------ Source data ------

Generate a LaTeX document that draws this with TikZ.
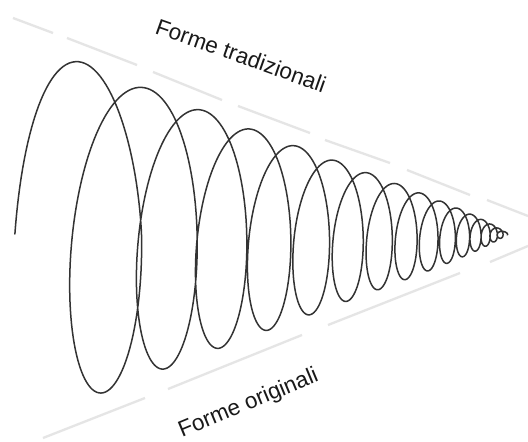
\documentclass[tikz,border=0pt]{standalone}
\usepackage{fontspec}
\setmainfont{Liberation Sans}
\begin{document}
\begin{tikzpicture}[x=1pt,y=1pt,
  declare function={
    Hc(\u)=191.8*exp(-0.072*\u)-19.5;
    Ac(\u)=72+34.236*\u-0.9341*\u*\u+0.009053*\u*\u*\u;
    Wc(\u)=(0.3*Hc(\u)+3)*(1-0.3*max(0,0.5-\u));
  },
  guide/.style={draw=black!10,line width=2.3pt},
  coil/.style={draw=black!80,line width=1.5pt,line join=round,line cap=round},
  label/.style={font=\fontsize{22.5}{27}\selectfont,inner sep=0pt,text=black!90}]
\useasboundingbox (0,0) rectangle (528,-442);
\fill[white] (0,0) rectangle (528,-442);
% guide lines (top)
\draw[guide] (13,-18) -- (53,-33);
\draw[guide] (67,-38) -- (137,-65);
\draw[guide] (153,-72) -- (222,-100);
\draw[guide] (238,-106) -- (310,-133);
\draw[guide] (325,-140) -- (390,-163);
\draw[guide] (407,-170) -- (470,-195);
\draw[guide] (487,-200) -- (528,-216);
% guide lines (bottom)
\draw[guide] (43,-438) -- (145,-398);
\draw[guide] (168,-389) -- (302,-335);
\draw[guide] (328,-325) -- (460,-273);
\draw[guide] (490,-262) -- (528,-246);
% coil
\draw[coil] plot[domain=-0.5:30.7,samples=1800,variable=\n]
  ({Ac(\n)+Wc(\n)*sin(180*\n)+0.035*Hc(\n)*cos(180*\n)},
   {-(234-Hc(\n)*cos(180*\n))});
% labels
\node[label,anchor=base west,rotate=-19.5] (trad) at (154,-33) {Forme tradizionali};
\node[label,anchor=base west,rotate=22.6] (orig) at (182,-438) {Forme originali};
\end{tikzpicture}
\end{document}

------

## Brief
Copy all the data exactly as written, but skip any picture.

## Solution
Generate a LaTeX document that draws this with TikZ.
\documentclass[tikz,border=0pt]{standalone}
\usepackage{fontspec}
\setmainfont{Liberation Sans}
\begin{document}
\begin{tikzpicture}[x=1pt,y=1pt,
  declare function={
    Hc(\u)=191.8*exp(-0.072*\u)-19.5;
    Ac(\u)=72+34.236*\u-0.9341*\u*\u+0.009053*\u*\u*\u;
    Wc(\u)=(0.3*Hc(\u)+3)*(1-0.3*max(0,0.5-\u));
  },
  guide/.style={draw=black!10,line width=2.3pt},
  coil/.style={draw=black!80,line width=1.5pt,line join=round,line cap=round},
  label/.style={font=\fontsize{22.5}{27}\selectfont,inner sep=0pt,text=black!90}]
\useasboundingbox (0,0) rectangle (528,-442);
\fill[white] (0,0) rectangle (528,-442);
% guide lines (top)
\draw[guide] (13,-18) -- (53,-33);
\draw[guide] (67,-38) -- (137,-65);
\draw[guide] (153,-72) -- (222,-100);
\draw[guide] (238,-106) -- (310,-133);
\draw[guide] (325,-140) -- (390,-163);
\draw[guide] (407,-170) -- (470,-195);
\draw[guide] (487,-200) -- (528,-216);
% guide lines (bottom)
\draw[guide] (43,-438) -- (145,-398);
\draw[guide] (168,-389) -- (302,-335);
\draw[guide] (328,-325) -- (460,-273);
\draw[guide] (490,-262) -- (528,-246);
% coil
\draw[coil] plot[domain=-0.5:30.7,samples=1800,variable=\n]
  ({Ac(\n)+Wc(\n)*sin(180*\n)+0.035*Hc(\n)*cos(180*\n)},
   {-(234-Hc(\n)*cos(180*\n))});
% labels
\node[label,anchor=base west,rotate=-19.5] (trad) at (154,-33) {Forme tradizionali};
\node[label,anchor=base west,rotate=22.6] (orig) at (182,-438) {Forme originali};
\end{tikzpicture}
\end{document}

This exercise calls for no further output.